From compliance to confidence: Building digital trust in AML programmes

digital trust

In an era of rapid digital transformation, firms are facing increasing challenges to maintain regulatory compliance, particularly in the realm of anti-money laundering (AML). While compliance is undoubtedly important, it is equally crucial for these firms to build and sustain digital trust among customers.

This article provides insights on how AML programmes can help firms to effectively navigate the digital landscape and instil trust in their compliance processes. By adopting robust strategies and leveraging technology, firms can proactively strengthen their AML efforts and foster confidence among customers and other stakeholders. 

The evolving landscape of AML compliance

The landscape of AML compliance has undergone significant changes in recent years. The advent of digital technologies, such as mobile banking, cryptocurrency, and online transactions, has brought about new challenges and opportunities. Firms must stay ahead of evolving regulations to effectively combat money laundering and terrorist financing activities. 

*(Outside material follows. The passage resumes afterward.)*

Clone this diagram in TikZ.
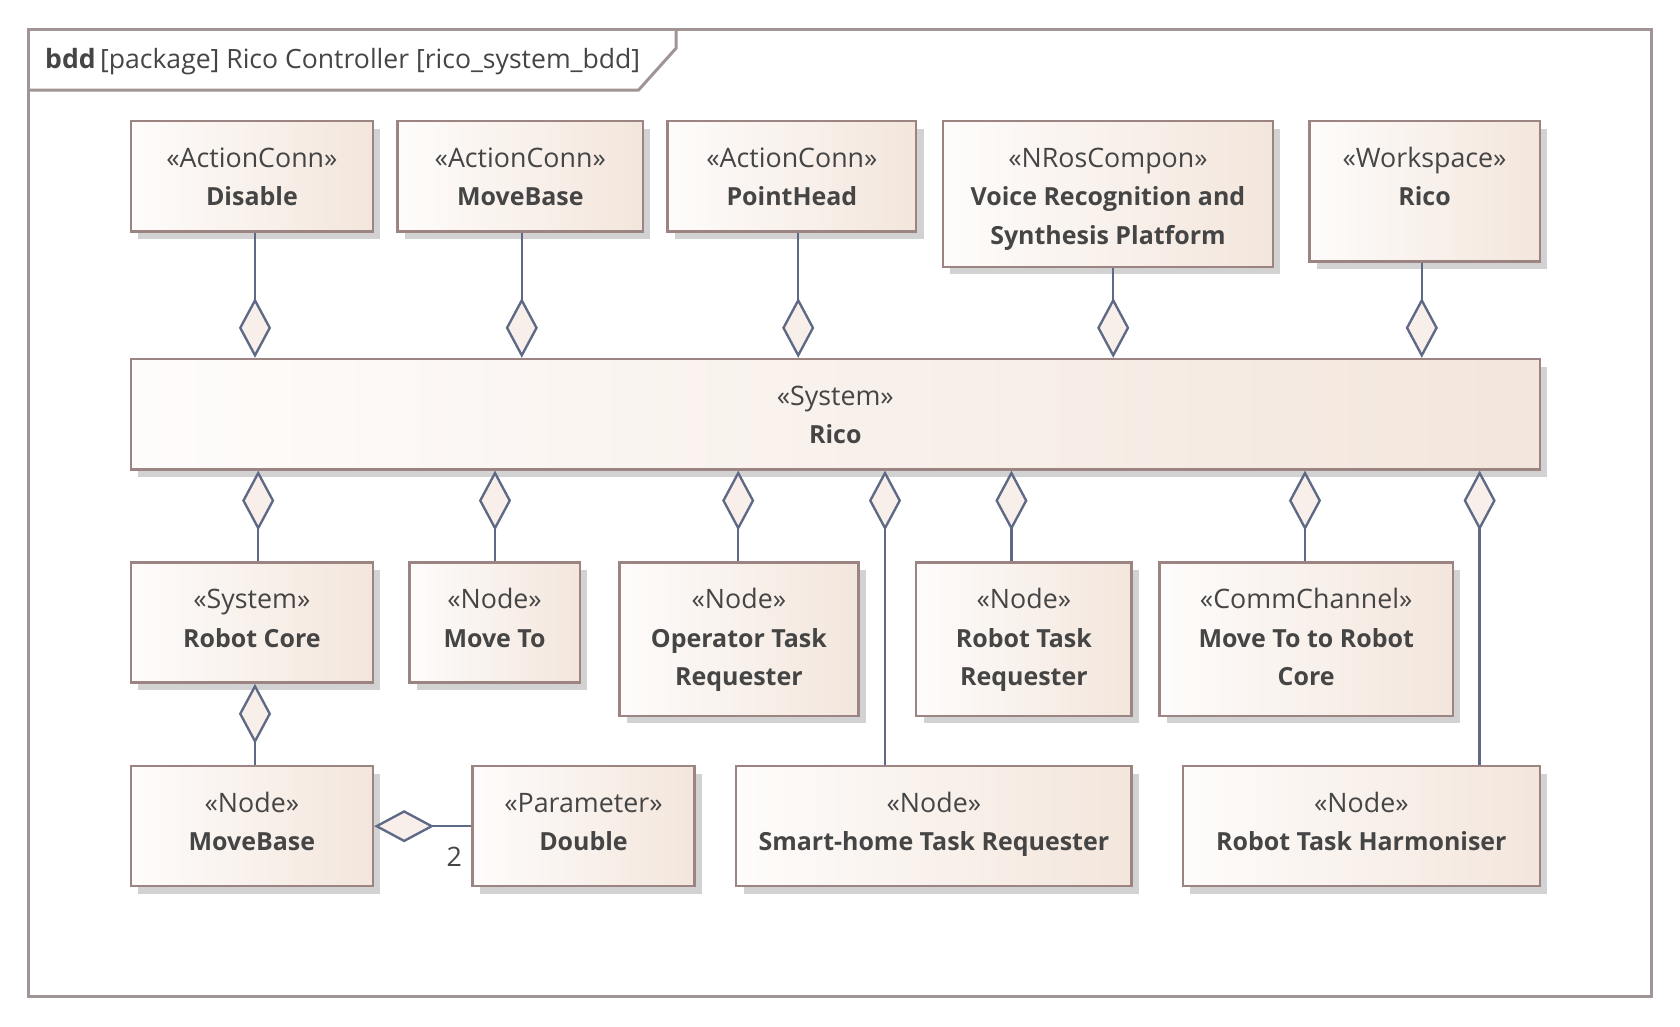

However, compliance alone is no longer sufficient. Building digital trust has become a key focus point for these firms, as it assures customers, regulators, and other stakeholders that their operations are secure, transparent, and resilient.

Embracing technology for AML efficiency and effectiveness 

To transition from compliance to confidence, firms need to embrace technology as a powerful tool in their AML and overall compliance efforts. Advanced data analytics, regtech (regulatory technology), artificial intelligence (AI), and machine learning (ML) can significantly enhance the efficiency and effectiveness of AML processes. 

By harnessing the power of big data, these technologies can identify patterns, detect anomalies, generate real-time alerts of any suspicious activities, and flag changes in customer profiles that fall outside of pre-defined, acceptable risk criteria. The automation of routine tasks reduces the margin for human error and frees up compliance professionals to focus on higher-value analysis and investigations. Leveraging robust technologies not only strengthens a firm’s AML efforts but also demonstrates a commitment to proactively combatting money laundering. 

Enhancing customer due diligence 

Building digital trust also requires firms to prioritise customer due diligence (CDD). Through robust Know Your Customer (KYC) processes, firms can gather comprehensive information about their customers, verify their identities, and assess their risk profiles. Digital solutions, such as biometric authentication, digital identity verification, and regtech platforms offer secure and streamlined KYC and KYB onboarding experiences while ensuring compliance with regulatory requirements. 

By implementing robust CDD measures, firms can instil confidence among customers, knowing that their data is protected and that they are dealing with reputable institutions. 

Collaboration and information sharing

In the fight against money laundering, collaboration and information sharing among institutions, regulatory bodies, and law enforcement agencies are vital. Establishing strong partnerships across the entire financial and professional services industries facilitates the exchange of best practices, intelligence, and emerging threats. Collaborative efforts can also enable the development of shared databases and tools to enhance the effectiveness of AML programmes. Furthermore, these collaborative partnerships allow for increased cooperation between industry, law enforcement, and government, allowing for faster responses to emerging risks and ensuring a more secure financial ecosystem. 

From compliance to confidence, the journey to building digital trust in AML programmes requires a proactive and multifaceted approach from firms to instil trust in their operations, safeguard their reputation and satisfy regulatory requirements. 

In this era of digital transformation, AML compliance professionals must recognise the importance of balancing regulatory obligations with the need to foster trust among customers. By doing so, firms can navigate the digital landscape with confidence, securing their position as trusted custodians of the global financial system.